3. The fuel container of claim 1 having a cylindrical shape or a box shape.

4. The enclosure of claim 1, wherein the enclosure comprises a plurality of telescoping members interlocking with one another and rotatably coupled through complimentary threading on each telescoping member of the plurality of telescoping members.

5. The enclosure of claim 1, wherein the enclosure comprises a plurality of telescoping members interlocking with one another by way of frictional fitting.

6. The fuel container of claim 1 further comprising a carrying handle coupled to the top surface.

7. The fuel container of claim 1 further comprising a plug removably coupled to the ventilation opening configured to seal the ventilation opening by a compression fit.

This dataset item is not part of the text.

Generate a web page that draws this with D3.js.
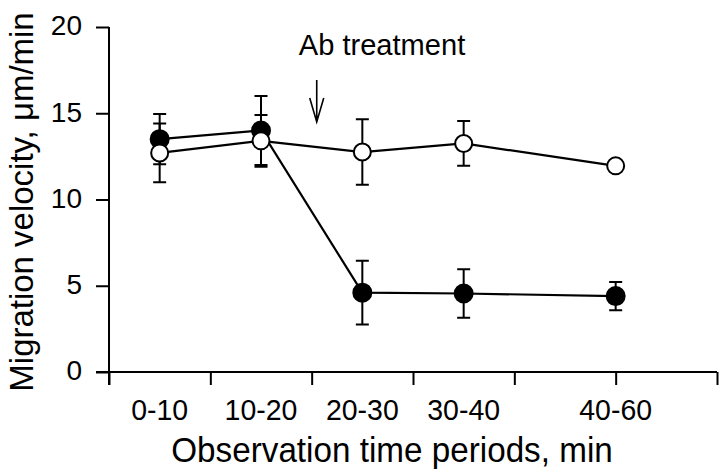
<!DOCTYPE html>
<html><head><meta charset="utf-8">
<script src="https://cdn.jsdelivr.net/npm/d3@7"></script>
<style>
body{margin:0;background:#fff;}
text{font-family:"Liberation Sans",Arial,sans-serif;fill:#000;}
</style></head>
<body><svg id="c" width="720" height="472"></svg>
<script>
const periods = ["0-10","10-20","20-30","30-40","40-60"];
const midTimes = [5,15,25,35,50];
const treatedMean = [13.5,14.0,4.6,4.55,4.4];
const treatedErr = [1.45,2.0,1.85,1.4,0.82];
const controlMean = [12.7,13.4,12.75,13.25,11.95];
const controlErr = [1.7,1.5,1.9,1.3,0];
const yTicks = [0,5,10,15,20];
const xTicks = [0,10,20,30,40,50,60];
const treatmentTime = 20.5;
const annotation = "Ab treatment";

const svg = d3.select("#c");
const x = d3.scaleLinear().domain([0,60]).range([109,717]);
const y = d3.scaleLinear().domain([0,20]).range([372,27]);

// y axis
const ya = svg.append("g").attr("transform","translate(109,0)")
  .call(d3.axisLeft(y).tickValues(yTicks).tickSize(13).tickSizeOuter(0).tickPadding(14));
ya.select(".domain").attr("d",`M0,${y(20)}V385`).attr("stroke","#000").attr("stroke-width",2);
ya.selectAll(".tick line").attr("stroke","#000").attr("stroke-width",2);
ya.selectAll(".tick text").style("font-size","28px").style("font-family","Liberation Sans").attr("fill","#000").attr("dy","0.28em");

// x axis
const xa = svg.append("g").attr("transform","translate(0,372)")
  .call(d3.axisBottom(x).tickValues(xTicks).tickSize(13).tickSizeOuter(0).tickFormat(""));
xa.select(".domain").attr("d",`M96,0H717`).attr("stroke","#000").attr("stroke-width",2);
xa.selectAll(".tick line").attr("stroke","#000").attr("stroke-width",2);

// category labels
svg.append("g").selectAll("text").data(periods).join("text")
  .attr("transform",(d,i)=>`translate(${x(midTimes[i])},420) scale(0.95,1)`)
  .attr("text-anchor","middle").style("font-size","30px").text(d=>d);

svg.append("text").attr("transform","translate(392,462) scale(0.95,1)").attr("text-anchor","middle")
  .style("font-size","35px").text("Observation time periods, min");
svg.append("text").attr("transform","translate(33,202) rotate(-90) scale(0.97,1)").attr("text-anchor","middle")
  .style("font-size","34px").text("Migration velocity, μm/min");

// annotation
svg.append("text").attr("transform",`translate(${x(treatmentTime)-18},55) scale(0.97,1)`)
  .style("font-size","30px").text(annotation);
const ax = x(treatmentTime);
svg.append("path").attr("d",`M${ax},80V122M${ax-7},98L${ax},122L${ax+7},98`)
  .attr("fill","none").attr("stroke","#000").attr("stroke-width",1.6);

function series(mean, err, fill){
  const g = svg.append("g");
  const pts = mean.map((m,i)=>({t:midTimes[i],m,e:err[i]}));
  g.append("path").datum(pts).attr("d",d3.line().x(d=>x(d.t)).y(d=>y(d.m)))
    .attr("fill","none").attr("stroke","#000").attr("stroke-width",2.2);
  g.selectAll(".eb").data(pts.filter(d=>d.e>0)).join("path")
    .attr("d",d=>{const cx=x(d.t),y1=y(d.m+d.e),y2=y(d.m-d.e);
      return `M${cx},${y1}V${y2}M${cx-6.5},${y1}H${cx+6.5}M${cx-6.5},${y2}H${cx+6.5}`;})
    .attr("fill","none").attr("stroke","#000").attr("stroke-width",2);
  g.selectAll("circle").data(pts).join("circle")
    .attr("cx",d=>x(d.t)).attr("cy",d=>y(d.m)).attr("r",fill?9:8.5)
    .attr("fill",fill?"#000":"#fff").attr("stroke","#000").attr("stroke-width",2);
}
series(treatedMean, treatedErr, true);
series(controlMean, controlErr, false);
</script></body></html>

8. The fuel container of claim 1 further comprising a plug removably coupled to the ventilation opening configured to seal the ventilation opening via complimentary threading on the top surface and the plug.

9. The fuel container of claim 1, wherein the fuel container is configured to fold in half along a horizontal central axis when in the vertically collapsed state.

10. The fuel container of claim 1 further comprising a bladder member coupled to at least the top surface.

11. The fuel container of claim 10, wherein the bladder member is coupled to the top surface and bottom surface.

12. The fuel container of claim 11, wherein the enclosure is structurally comprised of the bladder member.

13. The fuel container of claim 1 further comprising a raised lipped edge disposed about the at least second opening configured to receive and dispense fuel.

14. The fuel container of claim 13 further comprising threading disposed on the raised lipped edge.

15. The fuel container of claim 14 further comprising a cap or a nozzle removably coupled to the raised lipped edge.

16. The fuel container of claim 1 further comprising a cover flap coupled to a spring-loaded latching mechanism configured to seal the at least second opening configured to receive and dispense fuel.

17. The fuel container of claim 16 further comprising a strap configured to couple the cover flap to the top surface in an open position.